Table 1 shows each MAPE value obtained by the MCMC, EMI, KNN, IFC, SSR, CCMVI, DDI and HMI respectively, averaging all results on all missing patterns in three datasets. As indicated in Table 1, our new method HMI improve the adaptability and robustness for missing data imputation while dealing with missing data which involves large missing ratios and arbitrary missing pattern. The performance of HMI is better than that of the DDI because HMI chooses the optimal system between Feature Regression and DDI to impute missing data for different missing patterns and missing ratios.

Table 1 MAPE values obtained by the MCMC, EMI, KNN,IFC, SSR, CCMVI, DDI and HMI respectively, averaging overall results on arbitrary missing pattern and three datasets

6 Conclusion and future work

Within the multiple imputation frameworks, we investigate a Hadoop cluster monitoring system which is robust to partial missing data, apart from this, two novel missing data imputation methods: Feature Regression and Data Driven Imputation have been presented in this paper firstly.

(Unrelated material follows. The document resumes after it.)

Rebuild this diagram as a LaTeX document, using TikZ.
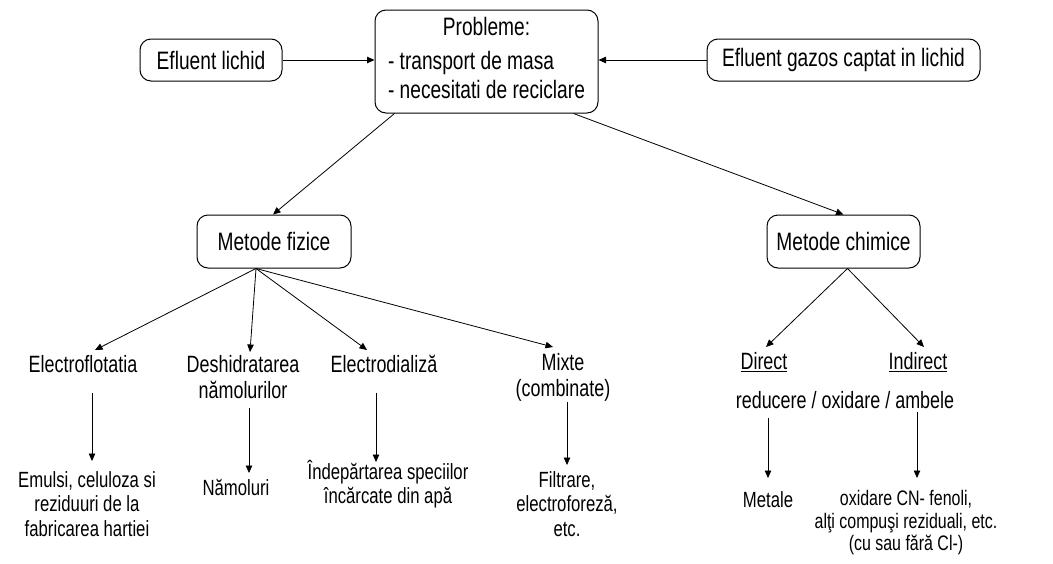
\documentclass[tikz,border=0pt]{standalone}
\usepackage{fontspec}
\setmainfont[FakeStretch=0.76]{Liberation Sans}
\usetikzlibrary{arrows.meta,calc}
\tikzset{
  box/.style={draw, line width=1pt, rounded corners=11pt, inner sep=0pt, align=center,
    font=\fontsize{25.2}{29}\selectfont},
  lblA/.style={inner sep=0pt, align=center, font=\fontsize{23.6}{26}\selectfont},
  lblB/.style={inner sep=0pt, align=center, font=\fontsize{22}{24.5}\selectfont},
  lblC/.style={inner sep=0pt, align=center, font=\fontsize{21}{22.5}\selectfont},
  arr/.style={line width=0.8pt, -{Triangle[length=7.5pt,width=6.5pt]}},
}
\begin{document}
\begin{tikzpicture}[x=1pt,y=-1pt]
\useasboundingbox[fill=white] (0,0) rectangle (1053,563);

% top row
\node[box, minimum width=142pt, minimum height=42pt] (el) at (211,60) {Efluent lichid};
\node[box, minimum width=223pt, minimum height=103pt] (pb) at (486.5,61.5)
  {\begin{tabular}{@{}l@{}}\multicolumn{1}{@{}c@{}}{Probleme:}\\[5pt]
   - transport de masa\\ - necesitati de reciclare\end{tabular}};
\node[box, minimum width=273pt, minimum height=42pt] (eg) at (843.5,60) {Efluent gazos captat in lichid};

% method boxes
\node[box, minimum width=154pt, minimum height=53pt] (mf) at (274,241.5) {Metode fizice};
\node[box, minimum width=153pt, minimum height=53pt] (mc) at (843.5,241.5) {Metode chimice};

% first level labels
\node[lblA] (e1) at (83,364) {Electroflotatia};
\node[lblA] (e2) at (243,377) {Deshidratarea\\nămolurilor};
\node[lblA] (e3) at (384,364) {Electrodializă};
\node[lblA] (e4) at (563,377) {Mixte\\(combinate)};
\node[lblA] (d1) at (764,362) {\underline{Direct}};
\node[lblA] (d2) at (918,362) {\underline{Indirect}};
\node[lblA] (rd) at (845,400) {reducere / oxidare / ambele};

% second level labels
\node[lblB] (r1) at (87,504) {Emulsi, celuloza si\\reziduuri de la\\fabricarea hartiei};
\node[lblB] (r2) at (236,487) {Nămoluri};
\node[lblB] (r3) at (388,484) {Îndepărtarea speciilor\\încărcate din apă};
\node[lblB] (r4) at (567,504) {Filtrare,\\electroforeză,\\etc.};
\node[lblB] (r5) at (768,500) {Metale};
\node[lblC] (r6) at (906,523) {oxidare CN- fenoli,\\alţi compuşi reziduali, etc.\\(cu sau fără Cl-)};

% top connectors
\draw[arr] (el.east) -- (el.east -| pb.west);
\draw[arr] (eg.west) -- (eg.west -| pb.east);
\draw[arr] ($(pb.south west)+(20,0)$) -- ($(mf.north)+(-1,0)$);
\draw[arr] ($(pb.south west)+(199,0)$) -- (mc.north);

% fan from Metode fizice
\coordinate (fan) at ($(mf.south)+(-18,0)$);
\draw[arr] (fan) -- ($(e1)+(12,-14)$);
\draw[arr] (fan) -- ($(e2)+(7,-25)$);
\draw[arr] (fan) -- ($(e3)+(-17,-14)$);
\draw[arr] (fan) -- ($(e4)+(-10,-30)$);

% fan from Metode chimice
\coordinate (fanc) at ($(mc.south)+(4,0)$);
\draw[arr] (fanc) -- ($(d1)+(2,-15)$);
\draw[arr] (fanc) -- ($(d2)+(6,-15)$);

% vertical connectors
\draw[arr] ($(e1)+(9,29)$) -- ($(e1)+(9,97)$);
\draw[arr] ($(e2)+(6,31)$) -- ($(e2)+(6,96)$);
\draw[arr] ($(e3)+(-8,29)$) -- ($(e3)+(-8,98)$);
\draw[arr] ($(e4)+(4,25)$) -- ($(e4)+(4,88)$);
\draw[arr] ($(rd)+(-77,18)$) -- ($(rd)+(-77,78)$);
\draw[arr] ($(rd)+(72,12)$) -- ($(rd)+(72,78)$);
\end{tikzpicture}
\end{document}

These methods are different from the conventional algorithms in following two aspects:

  1. 1.

    Missing-data estimation procedures of two methods are both dependent on the deep features rather than original data. The benefit of working on deep features is that these methods enhance the ability to represent the high-level structure and dependence of the original data, so that this way improves the robustness to a larger data missing ratio.

  2. 2.

    The combination of the model-based and data-driven imputation strategies reduces the dependence on the accuracy in statistical estimation. As a result, it consequently improves the performance to a larger missing ratio.

Furthermore, we construct a hybrid MI system (HMI) with the proposed methods which inherits the advantages of both methods regardless of low or high missing ratios, regardless of monotone missing patterns or arbitrary missing patterns.

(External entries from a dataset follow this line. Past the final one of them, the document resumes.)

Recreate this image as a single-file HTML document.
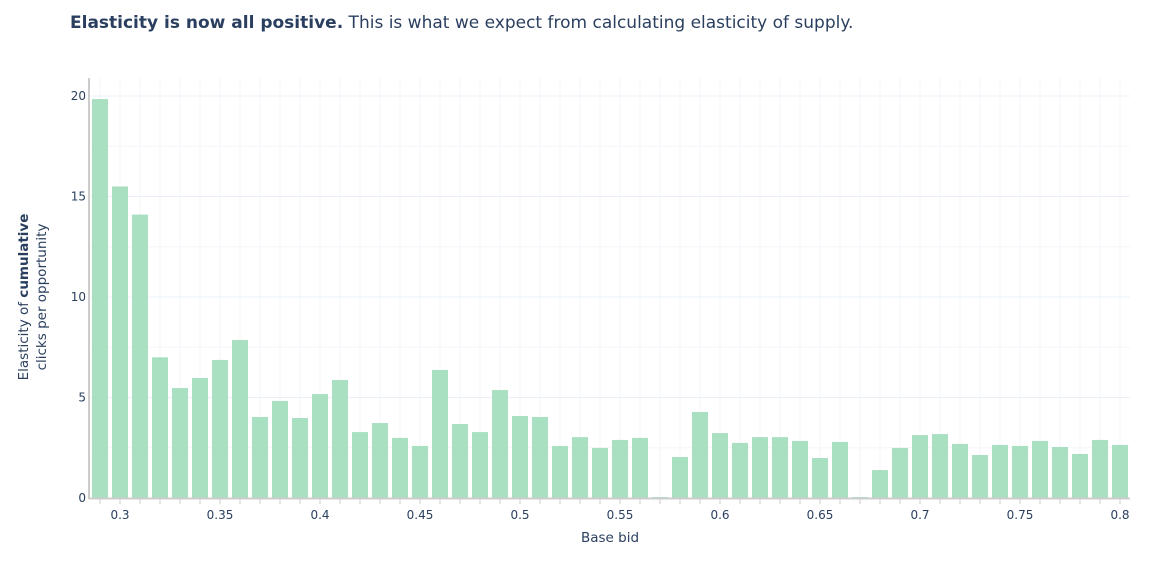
<!DOCTYPE html>
<html><head><meta charset="utf-8"><style>
body{margin:0;background:#fff;font-family:"DejaVu Sans","Liberation Sans",sans-serif;}
</style></head><body>
<svg id="chart" width="1153" height="563" style="display:block;font-family:'DejaVu Sans','Liberation Sans',sans-serif">
<text x="70" y="28" font-size="17" fill="#2a3f5f"><tspan font-weight="bold">Elasticity is now all positive.</tspan> This is what we expect from calculating elasticity of supply.</text>
<g id="grid"></g><g id="bars"></g><g id="axes"></g>
<text x="610" y="542" font-size="13.5" fill="#2a3f5f" text-anchor="middle">Base bid</text>
<text transform="translate(28,297) rotate(-90)" font-size="13.5" fill="#2a3f5f" text-anchor="middle">Elasticity of <tspan font-weight="bold">cumulative</tspan></text>
<text transform="translate(46,297) rotate(-90)" font-size="13.5" fill="#2a3f5f" text-anchor="middle">clicks per opportunity</text>
</svg>
<script>
const bids=[0.29,0.30,0.31,0.32,0.33,0.34,0.35,0.36,0.37,0.38,0.39,0.40,0.41,0.42,0.43,0.44,0.45,0.46,0.47,0.48,0.49,0.50,0.51,0.52,0.53,0.54,0.55,0.56,0.57,0.58,0.59,0.60,0.61,0.62,0.63,0.64,0.65,0.66,0.67,0.68,0.69,0.70,0.71,0.72,0.73,0.74,0.75,0.76,0.77,0.78,0.79,0.80];
const elasticity=[19.85,15.5,14.1,7.0,5.47,5.97,6.87,7.86,4.03,4.83,3.98,5.17,5.87,3.28,3.73,2.99,2.59,6.37,3.68,3.28,5.37,4.08,4.03,2.59,3.03,2.49,2.89,2.99,0.05,2.04,4.28,3.23,2.74,3.03,3.03,2.84,1.99,2.79,0.05,1.39,2.49,3.13,3.18,2.69,2.14,2.64,2.59,2.84,2.54,2.19,2.89,2.64];
const xTicks=[0.3,0.35,0.4,0.45,0.5,0.55,0.6,0.65,0.7,0.75,0.8];
const yTicks=[0,5,10,15,20];
const NS="http://www.w3.org/2000/svg";
const L=89,R=1130,T=78,B=498;
const X=v=>120+(v-0.3)*2000;
const Y=v=>B-v*20.1;
function mk(p,tag,at){const e=document.createElementNS(NS,tag);for(const k in at)e.setAttribute(k,at[k]);document.getElementById(p).appendChild(e);return e;}
for(let v=0.29;v<=0.8001;v+=0.01){
  const g=mk('grid','line',{x1:X(v),x2:X(v),y1:T,y2:B,stroke:'#f2f4f8','stroke-width':1});
  
  
  const t=mk('axes','line',{x1:X(v),x2:X(v),y1:B+1,y2:B+6,stroke:'#ccc','stroke-width':1});
  
  
}
for(let v=2.5;v<=20;v+=2.5){
  const g=mk('grid','line',{x1:L,x2:R,y1:Y(v),y2:Y(v),stroke:v%5===0?'#ebf0f8':'#f4f6fa','stroke-width':1});
  
  
}
bids.forEach((b,i)=>{
  const h=elasticity[i]*20.1;
  const r=mk('bars','rect',{x:X(b)-8,y:Y(elasticity[i]),width:16,height:h,fill:'#aae0c2'});
  
  
});
const ax=mk('axes','line',{x1:L,x2:R,y1:B+0.5,y2:B+0.5,stroke:'#ccc','stroke-width':2});


const ay=mk('axes','line',{x1:L,x2:L,y1:T,y2:B+1,stroke:'#ccc','stroke-width':2});


xTicks.forEach(v=>{
  const t=mk('axes','text',{x:X(v),y:B+21,'font-size':12,fill:'#2a3f5f','text-anchor':'middle'});
  t.textContent=String(v);
  
  
});
yTicks.forEach(v=>{
  const t=mk('axes','text',{x:L-3,y:Y(v)+4,'font-size':12,fill:'#2a3f5f','text-anchor':'end'});
  t.textContent=String(v);
  
  
});
</script>
</body></html>
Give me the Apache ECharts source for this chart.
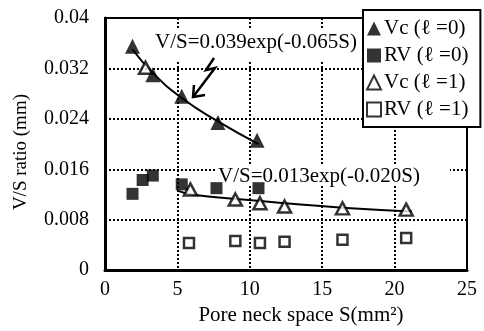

Experimental results show that proposed methods outperform the other methods with the most testing datasets and missing ratios except the 1% drop compared with the regression method in the monotone missing pattern and missing ratio lower than 2%. By taking consideration of the above point, compared with traditional multiple imputation - Regression and MCMC, our methods improve the robustness for larger missing ratios. Meanwhile, comparing the HMI with other two commonly used imputation methods - Expection Maximization Imputation and KNN, the proposed HMI method outperforms other two systems in all testing datasets and missing ratios. It gives the proof that the HMI is a selectable technology to deal with partial missing data within a cluster monitoring application,at the same time, briefly speaking, since DBNs is offline training, the running time of HMI in application mainly includes DBNs feature extraction time and linear regression or classification selecting candidate time. The judgment time about the missing rate and the missing type is almost negligible, so it is more feasible in practical applications.

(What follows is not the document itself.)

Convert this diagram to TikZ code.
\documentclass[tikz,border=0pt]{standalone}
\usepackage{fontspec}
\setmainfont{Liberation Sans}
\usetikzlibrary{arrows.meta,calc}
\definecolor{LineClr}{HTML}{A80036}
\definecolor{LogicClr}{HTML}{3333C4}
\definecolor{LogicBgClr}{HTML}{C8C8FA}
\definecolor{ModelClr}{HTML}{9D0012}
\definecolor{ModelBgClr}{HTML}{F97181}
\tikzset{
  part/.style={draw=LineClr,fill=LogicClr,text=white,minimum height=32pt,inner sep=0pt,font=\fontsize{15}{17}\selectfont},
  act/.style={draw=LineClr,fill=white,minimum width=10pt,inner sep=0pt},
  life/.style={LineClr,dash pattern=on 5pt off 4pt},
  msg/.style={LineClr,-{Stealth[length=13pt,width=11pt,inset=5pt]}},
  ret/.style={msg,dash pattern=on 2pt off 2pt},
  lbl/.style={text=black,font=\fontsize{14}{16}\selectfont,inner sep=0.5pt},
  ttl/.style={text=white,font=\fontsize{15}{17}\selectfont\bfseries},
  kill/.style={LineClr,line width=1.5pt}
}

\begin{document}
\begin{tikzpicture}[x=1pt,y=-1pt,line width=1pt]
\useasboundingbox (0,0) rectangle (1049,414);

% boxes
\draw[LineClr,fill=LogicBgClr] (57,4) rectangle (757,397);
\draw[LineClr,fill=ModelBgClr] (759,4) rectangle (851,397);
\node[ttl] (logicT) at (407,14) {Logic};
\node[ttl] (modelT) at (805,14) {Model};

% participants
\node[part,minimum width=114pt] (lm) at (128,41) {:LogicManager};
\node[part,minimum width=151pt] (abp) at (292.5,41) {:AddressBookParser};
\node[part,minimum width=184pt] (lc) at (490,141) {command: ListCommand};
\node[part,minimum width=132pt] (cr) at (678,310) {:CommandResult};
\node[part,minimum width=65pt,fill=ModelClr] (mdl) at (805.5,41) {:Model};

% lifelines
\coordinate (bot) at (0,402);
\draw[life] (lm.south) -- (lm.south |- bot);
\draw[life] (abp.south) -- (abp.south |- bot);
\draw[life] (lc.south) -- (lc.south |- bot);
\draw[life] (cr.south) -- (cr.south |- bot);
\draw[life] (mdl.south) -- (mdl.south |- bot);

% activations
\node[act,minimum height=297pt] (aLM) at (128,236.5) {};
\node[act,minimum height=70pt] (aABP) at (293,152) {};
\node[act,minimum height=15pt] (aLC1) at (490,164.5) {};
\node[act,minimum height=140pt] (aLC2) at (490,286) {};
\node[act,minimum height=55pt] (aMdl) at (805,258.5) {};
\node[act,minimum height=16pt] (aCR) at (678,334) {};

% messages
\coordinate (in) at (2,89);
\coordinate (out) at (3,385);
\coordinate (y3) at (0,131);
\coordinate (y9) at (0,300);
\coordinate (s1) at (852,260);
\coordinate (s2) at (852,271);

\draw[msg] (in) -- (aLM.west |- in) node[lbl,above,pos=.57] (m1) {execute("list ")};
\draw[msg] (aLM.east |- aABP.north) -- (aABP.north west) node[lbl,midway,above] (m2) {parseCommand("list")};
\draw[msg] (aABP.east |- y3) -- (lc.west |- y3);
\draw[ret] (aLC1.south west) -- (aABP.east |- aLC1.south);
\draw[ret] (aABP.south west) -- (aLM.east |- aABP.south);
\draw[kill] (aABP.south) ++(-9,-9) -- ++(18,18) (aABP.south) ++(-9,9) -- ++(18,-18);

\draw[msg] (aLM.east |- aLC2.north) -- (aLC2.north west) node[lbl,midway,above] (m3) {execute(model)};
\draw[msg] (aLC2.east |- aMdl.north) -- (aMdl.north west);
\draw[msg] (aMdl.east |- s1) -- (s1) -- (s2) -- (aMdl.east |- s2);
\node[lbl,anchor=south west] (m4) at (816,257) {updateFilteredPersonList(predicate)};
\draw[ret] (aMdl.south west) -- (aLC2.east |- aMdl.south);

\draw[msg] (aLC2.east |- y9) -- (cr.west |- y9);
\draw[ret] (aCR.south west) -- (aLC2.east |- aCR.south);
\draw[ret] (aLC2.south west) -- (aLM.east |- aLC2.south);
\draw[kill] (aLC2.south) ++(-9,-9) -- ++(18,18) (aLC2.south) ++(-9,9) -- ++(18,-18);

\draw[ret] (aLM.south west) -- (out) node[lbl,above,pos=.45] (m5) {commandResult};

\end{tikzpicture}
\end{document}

To improve this algorithm even further, it will be beneficial to study the performance of imputation methods with respect to difference missing mechanisms, i.e. Missing Completely at Random. Moreover, our future work should study a strategy to determine the number of cluster C and the threshold Th, and compare various deep neural network technologies to determine which is the best deep neural network for application in cluster monitoring system.In addition, the DBNs training process can be accelerated with larger data sets, larger memory, more advanced GPU devices and CUDA programming, and higher-frequency CPU devices. In the future practical application, PCA dimensionality reduction or Laplacian feature mapping can be used to reduce the complexity of regression calculation after feature extraction, so as to achieve better real-time effect.